New York, Oct. 16: Citigroup reported a 23 per cent increase in third-quarter profits on Tuesday, providing a welcome distraction to investors anxious about numerous investigations involving its investment banking business.
The bank said the strength of its consumer business, along with a gain on the sale of its headquarters on Park Avenue, helped offset losses in its investment portfolio and write-downs on loans to telecommunications companies and related to Argentina.
The performance lifted Citigroup’s stock on Tuesday, which rose $ 3.83, to $ 34.14. Shares have tumbled 27.5 per cent for the year.
Citigroup’s stock has fallen as analysts struggled to quantify the cost of numerous lawsuits and investigations involving conflicts of interest at the company’s investment bank, Salomon Smith Barney. Michael Mayo, an analyst at Prudential Financial, has estimated that Citigroup could eventually pay billions of dollars in fines and settlements. Citigroup’s largest shareholder, Prince Walid bin Talal of Saudi Arabia, said Tuesday that now that Citigroup has reported such strong results, “All those doubters should shut up,” repeating the words several times for emphasis.
“The stock has been hammered like the company is going out of business,” he said. “It is unjustifiable.”

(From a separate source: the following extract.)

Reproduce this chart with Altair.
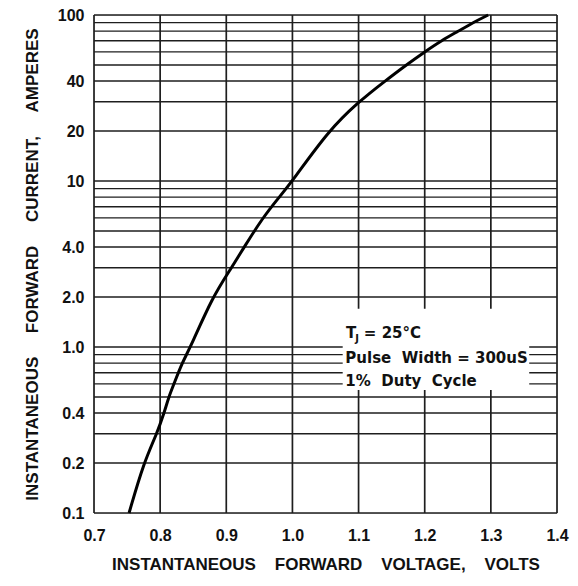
import altair as alt
import pandas as pd

# Curve (instantaneous forward voltage V, current A)
volts = [0.753, 0.775, 0.795, 0.806, 0.813, 0.821, 0.833, 0.846, 0.879, 0.908,
         0.927, 0.955, 0.980, 1.000, 1.054, 1.100, 1.140, 1.172, 1.200, 1.225,
         1.251, 1.273, 1.296]
amps = [0.1, 0.2, 0.3, 0.4, 0.5, 0.6, 0.8, 1.0, 2, 3,
        4, 6, 8, 10, 20, 30, 40, 50, 60, 70,
        80, 90, 100]

# Grid and ticks
x_grid = [0.7, 0.8, 0.9, 1.0, 1.1, 1.2, 1.3, 1.4]
y_grid = [0.1, 0.2, 0.3, 0.4, 0.5, 0.6, 0.7, 0.8, 0.9,
          1, 2, 3, 4, 5, 6, 7, 8, 9,
          10, 20, 30, 40, 50, 60, 70, 80, 90, 100]
y_ticks = [0.1, 0.2, 0.4, 1, 2, 4, 10, 20, 40, 100]

NB = "\u00a0"
x_title = (NB * 4).join(["INSTANTANEOUS", "FORWARD", "VOLTAGE,", "VOLTS"])
y_title = (NB * 5).join(["INSTANTANEOUS", "FORWARD", "CURRENT,", "AMPERES"])

AX_FONT = "Liberation Sans"
FONT = "DejaVu Sans"

curve_df = pd.DataFrame({"v": volts, "i": amps})
xg_df = pd.DataFrame({"v": x_grid})
yg_df = pd.DataFrame({"i": y_grid})

xscale = alt.Scale(domain=[0.7, 1.4], nice=False, zero=False)
yscale = alt.Scale(type="log", domain=[0.1, 100], nice=False)

x_axis = alt.Axis(
    values=x_grid, format=".1f", grid=False, ticks=False, domain=False,
    labelFont=AX_FONT, labelFontSize=16, labelFontWeight="bold",
    labelColor="#111", labelPadding=14, labelFlush=False,
    title=x_title, titleFont=AX_FONT, titleFontSize=17,
    titleFontWeight="bold", titleColor="#111", titlePadding=13,
)
y_axis = alt.Axis(
    values=y_ticks,
    labelExpr="datum.value >= 10 ? format(datum.value, 'd') : format(datum.value, '.1f')",
    grid=False, ticks=False, domain=False,
    labelFont=AX_FONT, labelFontSize=16, labelFontWeight="bold",
    labelColor="#111", labelPadding=10, labelFlush=False,
    title=y_title, titleFont=AX_FONT, titleFontSize=17,
    titleFontWeight="bold", titleColor="#111", titlePadding=16,
)

vgrid = alt.Chart(xg_df).mark_rule(color="#1e1e1e", strokeWidth=1.7).encode(
    x=alt.X("v:Q", scale=xscale, axis=x_axis)
)
hgrid = alt.Chart(yg_df).mark_rule(color="#1e1e1e", strokeWidth=1.4).encode(
    y=alt.Y("i:Q", scale=yscale, axis=y_axis)
)

box = alt.Chart(pd.DataFrame({"a": [0]})).mark_rect(color="white").encode(
    x=alt.datum(1.076, scale=xscale, axis=x_axis),
    x2=alt.datum(1.358),
    y=alt.datum(1.7, scale=yscale, axis=y_axis),
    y2=alt.datum(0.55),
)

curve = alt.Chart(curve_df).mark_line(
    color="black", strokeWidth=3, interpolate="basis"
).encode(
    x=alt.X("v:Q", scale=xscale, axis=x_axis),
    y=alt.Y("i:Q", scale=yscale, axis=y_axis),
)

def label(txt, v, i, size=15, dy=0):
    return alt.Chart(pd.DataFrame({"a": [0]})).mark_text(
        text=txt, font=FONT, fontSize=size, fontWeight="bold", color="#111",
        align="left", baseline="alphabetic", dy=dy,
    ).encode(
        x=alt.datum(v, scale=xscale, axis=x_axis),
        y=alt.datum(i, scale=yscale, axis=y_axis),
    )

texts = [
    label("T", 1.081, 1.13),
    label("J", 1.095, 1.13, size=10, dy=4),
    label("=" + NB + "25°C", 1.108, 1.13),
    label("Pulse" + NB * 2 + "Width" + NB + "=" + NB + "300uS", 1.080, 0.80),
    label("1%" + NB * 2 + "Duty" + NB * 2 + "Cycle", 1.080, 0.585),
]

chart = alt.layer(vgrid, hgrid, box, curve, *texts).properties(
    width=463,
    height=498,
    autosize=alt.AutoSizeParams(type="none"),
    padding={"left": 86, "top": 7, "right": 13, "bottom": 62},
).configure_view(stroke="#333", strokeWidth=1.6).configure(background="white")

chart.save("out.html", embed_options={"renderer": "svg", "actions": False})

At the start of a conference call with analysts, Sanford I. Weill, chief executive of Citigroup, said, “I can’t believe the company we’re about to talk about is the same as the one you’ve been reading about in the newspapers,” trying to ease concerns about recent investigations that have hurt Citigroup’s stock. Citigroup had net income of $ 3.92 billion, or 76 cents a share, compared with $ 3.18 billion, or 62 cents a share, the same quarter a year ago.